What is required =>
Would you write out the listing verbatim and skip every picture in it?

Data excerpt =>
[Start]
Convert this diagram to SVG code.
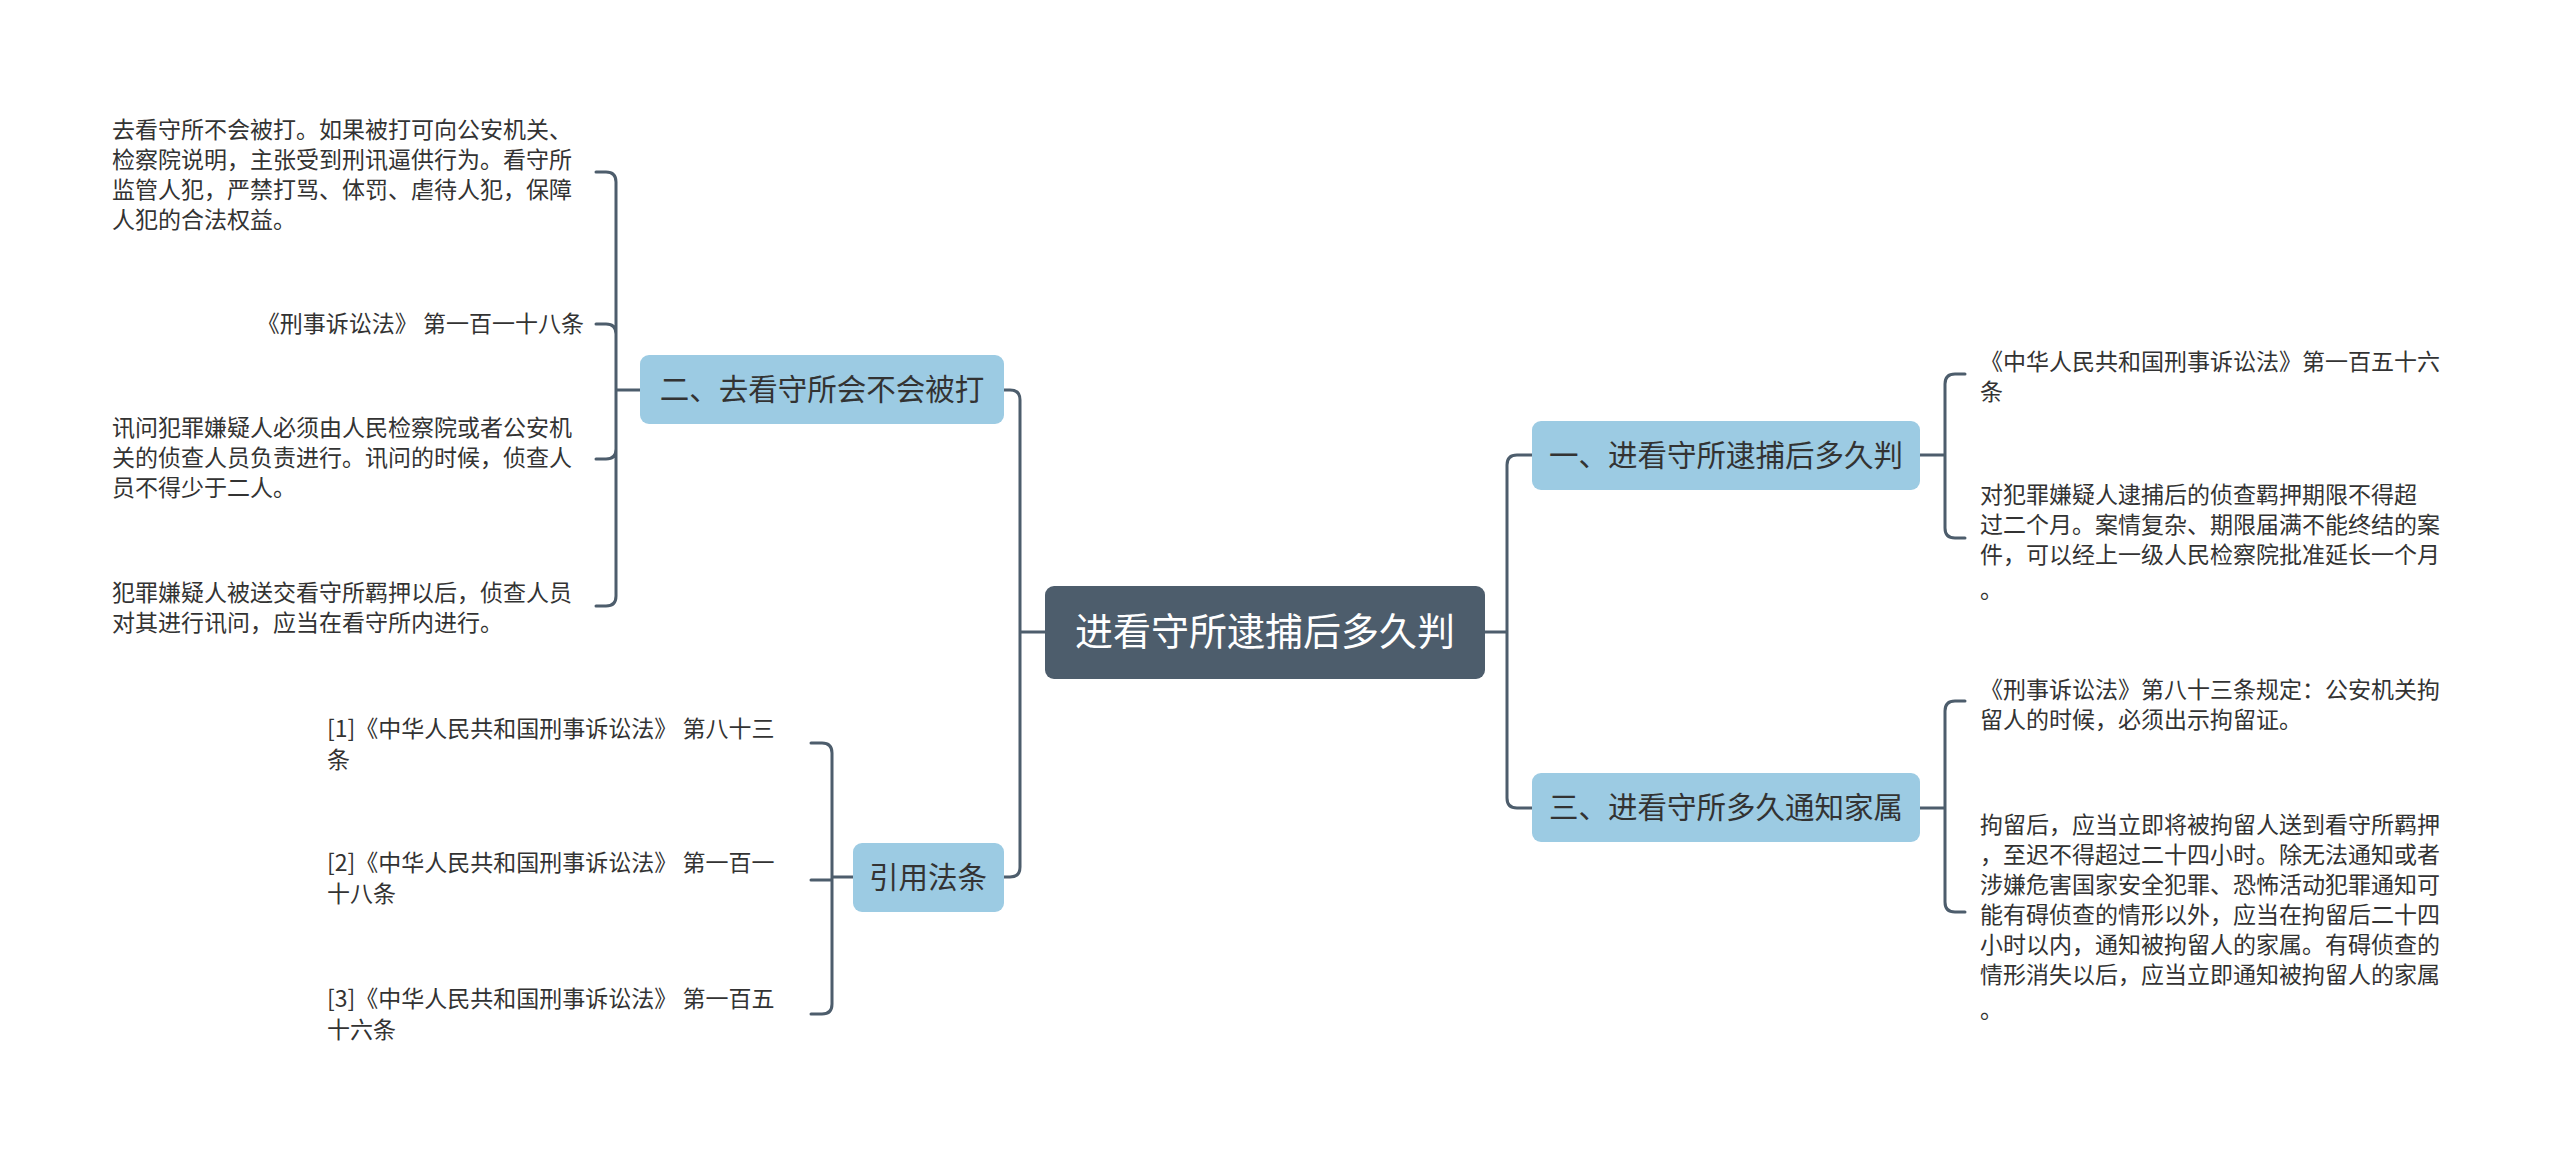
<svg xmlns="http://www.w3.org/2000/svg" width="2560" height="1151" viewBox="0 0 2560 1151">
<style>
.c{fill:none;stroke:#4d5d6c;stroke-width:3;stroke-linecap:round}
.sub rect{fill:#9ccbe3}
.sub text{font-family:"Noto Sans CJK SC",sans-serif;font-size:29.5px;fill:#333;text-anchor:middle}
.leaf text{font-family:"Noto Sans CJK SC",sans-serif;font-size:23px;fill:#333}
</style>
<rect width="2560" height="1151" fill="#fff"/>
<g id="connectors">
<path class="c" d="M1045 632H1020M1020 632V400Q1020 390 1010 390H1004M1020 632V867Q1020 877 1010 877H1004"/>
<path class="c" d="M1485 632H1507M1507 632V465Q1507 455 1517 455H1532M1507 632V798Q1507 808 1517 808H1532"/>
<path class="c" d="M640 390H616M596 172H606Q616 172 616 182V596Q616 606 606 606H596M596 324H606Q616 324 616 334M596 459H606Q616 459 616 449"/>
<path class="c" d="M853 877H832M811 743H822Q832 743 832 753V1004Q832 1014 822 1014H811M811 880H832"/>
<path class="c" d="M1920 455H1945M1965 374H1955Q1945 374 1945 384V528Q1945 538 1955 538H1965"/>
<path class="c" d="M1920 808H1945M1965 701H1955Q1945 701 1945 711V902Q1945 912 1955 912H1965"/>
</g>
<g id="root"><rect x="1045" y="586" width="440" height="93" rx="9" fill="#4d5d6c"/><text x="1265" y="645" font-family="Noto Sans CJK SC,sans-serif" font-size="38" fill="#fff" text-anchor="middle">进看守所逮捕后多久判</text></g>
<g id="n2" class="sub"><rect x="640" y="355" width="364" height="69" rx="9"/><text x="822" y="400">二、去看守所会不会被打</text></g>
<g id="n4" class="sub"><rect x="853" y="843" width="151" height="69" rx="9"/><text x="928" y="888">引用法条</text></g>
<g id="n1" class="sub"><rect x="1532" y="421" width="388" height="69" rx="9"/><text x="1726" y="466">一、进看守所逮捕后多久判</text></g>
<g id="n3" class="sub"><rect x="1532" y="773" width="388" height="69" rx="9"/><text x="1726" y="818">三、进看守所多久通知家属</text></g>
<g id="l21" class="leaf"><text x="112" y="138">去看守所不会被打。如果被打可向公安机关、</text><text x="112" y="168">检察院说明，主张受到刑讯逼供行为。看守所</text><text x="112" y="198">监管人犯，严禁打骂、体罚、虐待人犯，保障</text><text x="112" y="228">人犯的合法权益。</text></g>
<g id="l22" class="leaf"><text x="584" y="332" text-anchor="end">《刑事诉讼法》 第一百一十八条</text></g>
<g id="l23" class="leaf"><text x="112" y="436">讯问犯罪嫌疑人必须由人民检察院或者公安机</text><text x="112" y="466">关的侦查人员负责进行。讯问的时候，侦查人</text><text x="112" y="496">员不得少于二人。</text></g>
<g id="l24" class="leaf"><text x="112" y="601">犯罪嫌疑人被送交看守所羁押以后，侦查人员</text><text x="112" y="631">对其进行讯问，应当在看守所内进行。</text></g>
<g id="l41" class="leaf"><text x="327" y="737">[1]《中华人民共和国刑事诉讼法》 第八十三</text><text x="327" y="768">条</text></g>
<g id="l42" class="leaf"><text x="327" y="871">[2]《中华人民共和国刑事诉讼法》 第一百一</text><text x="327" y="902">十八条</text></g>
<g id="l43" class="leaf"><text x="327" y="1007">[3]《中华人民共和国刑事诉讼法》 第一百五</text><text x="327" y="1038">十六条</text></g>
<g id="l11" class="leaf"><text x="1980" y="370">《中华人民共和国刑事诉讼法》第一百五十六</text><text x="1980" y="400">条</text></g>
<g id="l12" class="leaf"><text x="1980" y="503"> 对犯罪嫌疑人逮捕后的侦查羁押期限不得超</text><text x="1980" y="533">过二个月。案情复杂、期限届满不能终结的案</text><text x="1980" y="563">件，可以经上一级人民检察院批准延长一个月</text><text x="1980" y="598">。</text></g>
<g id="l31" class="leaf"><text x="1980" y="698">《刑事诉讼法》第八十三条规定：公安机关拘</text><text x="1980" y="728">留人的时候，必须出示拘留证。</text></g>
<g id="l32" class="leaf"><text x="1980" y="833">拘留后，应当立即将被拘留人送到看守所羁押</text><text x="1980" y="863">，至迟不得超过二十四小时。除无法通知或者</text><text x="1980" y="893">涉嫌危害国家安全犯罪、恐怖活动犯罪通知可</text><text x="1980" y="923">能有碍侦查的情形以外，应当在拘留后二十四</text><text x="1980" y="953">小时以内，通知被拘留人的家属。有碍侦查的</text><text x="1980" y="983">情形消失以后，应当立即通知被拘留人的家属</text><text x="1980" y="1018">。</text></g>
</svg>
[End]
Complete answer =>
Convert this diagram to SVG code.
<svg xmlns="http://www.w3.org/2000/svg" width="2560" height="1151" viewBox="0 0 2560 1151">
<style>
.c{fill:none;stroke:#4d5d6c;stroke-width:3;stroke-linecap:round}
.sub rect{fill:#9ccbe3}
.sub text{font-family:"Noto Sans CJK SC",sans-serif;font-size:29.5px;fill:#333;text-anchor:middle}
.leaf text{font-family:"Noto Sans CJK SC",sans-serif;font-size:23px;fill:#333}
</style>
<rect width="2560" height="1151" fill="#fff"/>
<g id="connectors">
<path class="c" d="M1045 632H1020M1020 632V400Q1020 390 1010 390H1004M1020 632V867Q1020 877 1010 877H1004"/>
<path class="c" d="M1485 632H1507M1507 632V465Q1507 455 1517 455H1532M1507 632V798Q1507 808 1517 808H1532"/>
<path class="c" d="M640 390H616M596 172H606Q616 172 616 182V596Q616 606 606 606H596M596 324H606Q616 324 616 334M596 459H606Q616 459 616 449"/>
<path class="c" d="M853 877H832M811 743H822Q832 743 832 753V1004Q832 1014 822 1014H811M811 880H832"/>
<path class="c" d="M1920 455H1945M1965 374H1955Q1945 374 1945 384V528Q1945 538 1955 538H1965"/>
<path class="c" d="M1920 808H1945M1965 701H1955Q1945 701 1945 711V902Q1945 912 1955 912H1965"/>
</g>
<g id="root"><rect x="1045" y="586" width="440" height="93" rx="9" fill="#4d5d6c"/><text x="1265" y="645" font-family="Noto Sans CJK SC,sans-serif" font-size="38" fill="#fff" text-anchor="middle">进看守所逮捕后多久判</text></g>
<g id="n2" class="sub"><rect x="640" y="355" width="364" height="69" rx="9"/><text x="822" y="400">二、去看守所会不会被打</text></g>
<g id="n4" class="sub"><rect x="853" y="843" width="151" height="69" rx="9"/><text x="928" y="888">引用法条</text></g>
<g id="n1" class="sub"><rect x="1532" y="421" width="388" height="69" rx="9"/><text x="1726" y="466">一、进看守所逮捕后多久判</text></g>
<g id="n3" class="sub"><rect x="1532" y="773" width="388" height="69" rx="9"/><text x="1726" y="818">三、进看守所多久通知家属</text></g>
<g id="l21" class="leaf"><text x="112" y="138">去看守所不会被打。如果被打可向公安机关、</text><text x="112" y="168">检察院说明，主张受到刑讯逼供行为。看守所</text><text x="112" y="198">监管人犯，严禁打骂、体罚、虐待人犯，保障</text><text x="112" y="228">人犯的合法权益。</text></g>
<g id="l22" class="leaf"><text x="584" y="332" text-anchor="end">《刑事诉讼法》 第一百一十八条</text></g>
<g id="l23" class="leaf"><text x="112" y="436">讯问犯罪嫌疑人必须由人民检察院或者公安机</text><text x="112" y="466">关的侦查人员负责进行。讯问的时候，侦查人</text><text x="112" y="496">员不得少于二人。</text></g>
<g id="l24" class="leaf"><text x="112" y="601">犯罪嫌疑人被送交看守所羁押以后，侦查人员</text><text x="112" y="631">对其进行讯问，应当在看守所内进行。</text></g>
<g id="l41" class="leaf"><text x="327" y="737">[1]《中华人民共和国刑事诉讼法》 第八十三</text><text x="327" y="768">条</text></g>
<g id="l42" class="leaf"><text x="327" y="871">[2]《中华人民共和国刑事诉讼法》 第一百一</text><text x="327" y="902">十八条</text></g>
<g id="l43" class="leaf"><text x="327" y="1007">[3]《中华人民共和国刑事诉讼法》 第一百五</text><text x="327" y="1038">十六条</text></g>
<g id="l11" class="leaf"><text x="1980" y="370">《中华人民共和国刑事诉讼法》第一百五十六</text><text x="1980" y="400">条</text></g>
<g id="l12" class="leaf"><text x="1980" y="503"> 对犯罪嫌疑人逮捕后的侦查羁押期限不得超</text><text x="1980" y="533">过二个月。案情复杂、期限届满不能终结的案</text><text x="1980" y="563">件，可以经上一级人民检察院批准延长一个月</text><text x="1980" y="598">。</text></g>
<g id="l31" class="leaf"><text x="1980" y="698">《刑事诉讼法》第八十三条规定：公安机关拘</text><text x="1980" y="728">留人的时候，必须出示拘留证。</text></g>
<g id="l32" class="leaf"><text x="1980" y="833">拘留后，应当立即将被拘留人送到看守所羁押</text><text x="1980" y="863">，至迟不得超过二十四小时。除无法通知或者</text><text x="1980" y="893">涉嫌危害国家安全犯罪、恐怖活动犯罪通知可</text><text x="1980" y="923">能有碍侦查的情形以外，应当在拘留后二十四</text><text x="1980" y="953">小时以内，通知被拘留人的家属。有碍侦查的</text><text x="1980" y="983">情形消失以后，应当立即通知被拘留人的家属</text><text x="1980" y="1018">。</text></g>
</svg>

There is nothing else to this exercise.